LSU's Leonard Fournette and Stanford's Christian McCaffrey "both fit."

CHARLOTTE ­– It’s no secret the Panthers have their eyes on a number of running backs in next week's draft. But recently, most of the outside attention has centered on two backs: LSU's big bruiser Leonard Fournette or Stanford's multi-dimensional Christian McCaffrey.

About the only thing the two have in common is they're uber-talented. So which would be the better fit if both were on the board when the Panthers pick at No. 8?

"They both fit," assistant general manager Brandon Beane said Friday at the Panthers' annual pre-draft press conference. 

"McCaffrey, you're going to throw the ball to him a little bit more. He has punt return skills as well."

McCaffrey, who in 2015 broke Barry Sanders' record for most all-purpose yards in a season, weighed in at 202 pounds at February's combine. Fournette tipped the scales at 240.

"As Brandon said, Christian is a different style from Leonard," general manager Dave Gettleman said. "A completely different style. Oh, by the way, Leonard has really good hands.
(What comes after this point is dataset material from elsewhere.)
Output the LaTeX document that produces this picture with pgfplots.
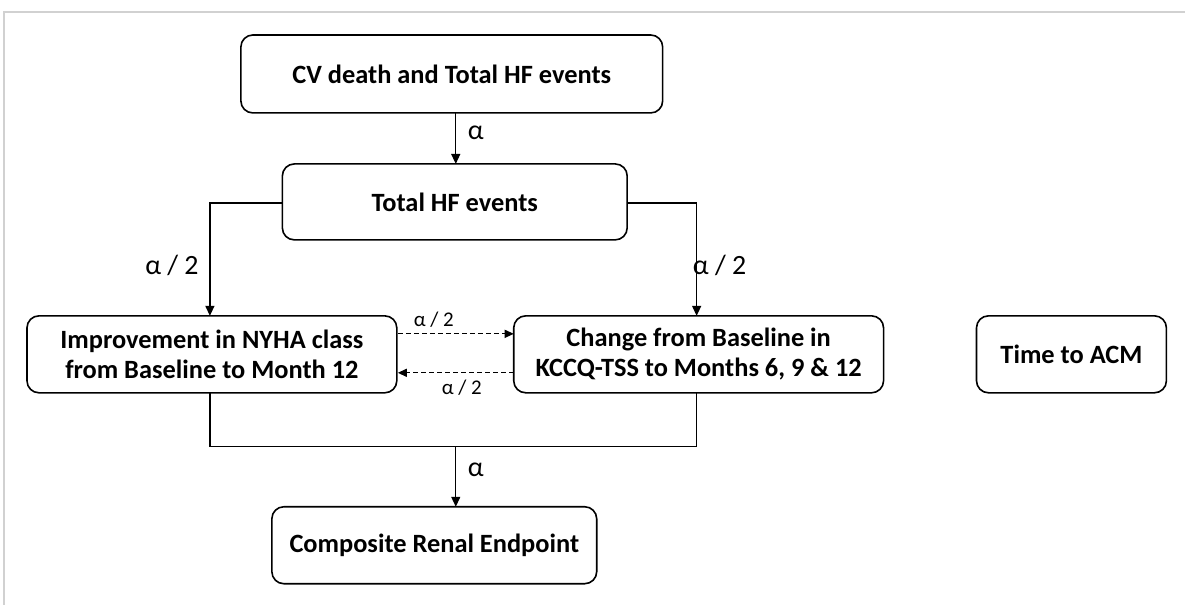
\documentclass[border=0pt]{standalone}
\usepackage{pgfplots}
\pgfplotsset{compat=1.18}
\usepackage{fontspec}
\setmainfont{Carlito}
\usetikzlibrary{arrows.meta}
\begin{document}
\begin{tikzpicture}[
  box/.style={draw, line width=1.6bp, rounded corners=12bp, align=center,
    font=\bfseries\fontsize{26.5}{30}\selectfont, inner sep=0pt},
  lab/.style={font=\fontsize{28}{30}\selectfont, inner sep=0pt},
  slab/.style={font=\fontsize{21}{24}\selectfont, inner sep=0pt},
  ar/.style={line width=1.4bp, -{Triangle[length=10bp,width=9bp]}},
  ln/.style={line width=1.4bp},
  da/.style={line width=1.3bp, dash pattern=on 5bp off 3bp, -{Triangle[length=9bp,width=8bp]}}]
\begin{axis}[width=1186bp,height=605bp,scale only axis,xmin=0,xmax=1186,ymin=0,ymax=605,
  y dir=reverse,axis lines=none,clip=false,enlargelimits=false]
\path (axis cs:0,0) rectangle (axis cs:1186,605);
\draw[black!18, line width=1.2bp] (axis cs:4,605) -- (axis cs:4,12) -- (axis cs:1186,12);
% boxes
\node[box, minimum width=422bp, minimum height=78bp] at (axis cs:452,74) {CV death and Total HF events};
\node[box, minimum width=345bp, minimum height=76bp] at (axis cs:455,202) {Total HF events};
\node[box, minimum width=370bp, minimum height=77bp] at (axis cs:212,354.5) {Improvement in NYHA class\\from Baseline to Month 12};
\node[box, minimum width=370bp, minimum height=77bp] at (axis cs:699,354.5) {Change from Baseline in\\KCCQ-TSS to Months 6, 9 \& 12};
\node[box, minimum width=190bp, minimum height=77bp] at (axis cs:1072,354.5) {Time to ACM};
\node[box, minimum width=325bp, minimum height=77bp] at (axis cs:434.5,545.5) {Composite Renal Endpoint};
% connectors
\draw[ar] (axis cs:456,113) -- (axis cs:456,164);
\draw[ar] (axis cs:282.5,203) -- (axis cs:210,203) -- (axis cs:210,316);
\draw[ar] (axis cs:627,203) -- (axis cs:697,203) -- (axis cs:697,316);
\draw[ln] (axis cs:210,393) -- (axis cs:210,447) -- (axis cs:697,447) -- (axis cs:697,393);
\draw[ar] (axis cs:456,447) -- (axis cs:456,507);
\draw[da] (axis cs:398,334) -- (axis cs:514,334);
\draw[da] (axis cs:514,373) -- (axis cs:398,373);
% labels
\node[lab] at (axis cs:476,133) {α};
\node[lab] at (axis cs:476,470) {α};
\node[lab] at (axis cs:172,266) {α / 2};
\node[lab] at (axis cs:720,266) {α / 2};
\node[slab] at (axis cs:434,320) {α / 2};
\node[slab] at (axis cs:462,388) {α / 2};
\end{axis}
\end{tikzpicture}
\end{document}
He catches the rock now."

That's something LSU didn't ask Fournette to do often. 

In three seasons, he had just 40 receptions. The bulk of his work was on the ground, where he totaled 616 rushes. Nearly half of those came during Fournette's school-record breaking season in 2015 when he piled up 1,953 yards. But last year, an ankle injury limited him to 843 yards in seven games, which makes his evaluation somewhat trickier. 

"You go back to ’15, and when a guy has been injured like him, that’s what we do," Beane said. "We go back and see when he’s healthy, and he put up some crazy numbers. He’s a heck of a talent."

What the Panthers think of Fournette's hands matters because of something Gettleman said back in 2015: 

"(If) you take a running back in the first round, he better be a three-down guy right now."

When asked how many such backs are in this year's draft, Gettleman estimated "about a half-a-dozen." Of course ... 

"There's three-down running backs, and there's three-down running backs," he clarified. "Not everybody's equal."

And everyone comes with different question marks. 

For McCaffrey, many wonder if his slighter frame can allow him to be a three-down back in the NFL. That's where Gettleman points out McCaffrey carried the ball 590 times the past two years while adding 82 receptions. 

"He can run it, he can catch it - I guess that's three downs," Gettleman said with a smile. "He has certainly shown that he can carry the load at Stanford."

There is a chance, of course, the Panthers could go in a direction other than running back at No. 8 and pick one – or two – up later. But stars like Todd Gurley of the Rams and Ezekiel Elliott of the Cowboys have helped put the position back in vogue after no backs went in the first round of the 2013 and 2014 drafts. 

"I just think there was a period of time where there weren’t any great running backs coming out," Gettleman said. 

"You have to run the ball to win in this league. You’re not going to win if you can’t run the rock. Plain and simple."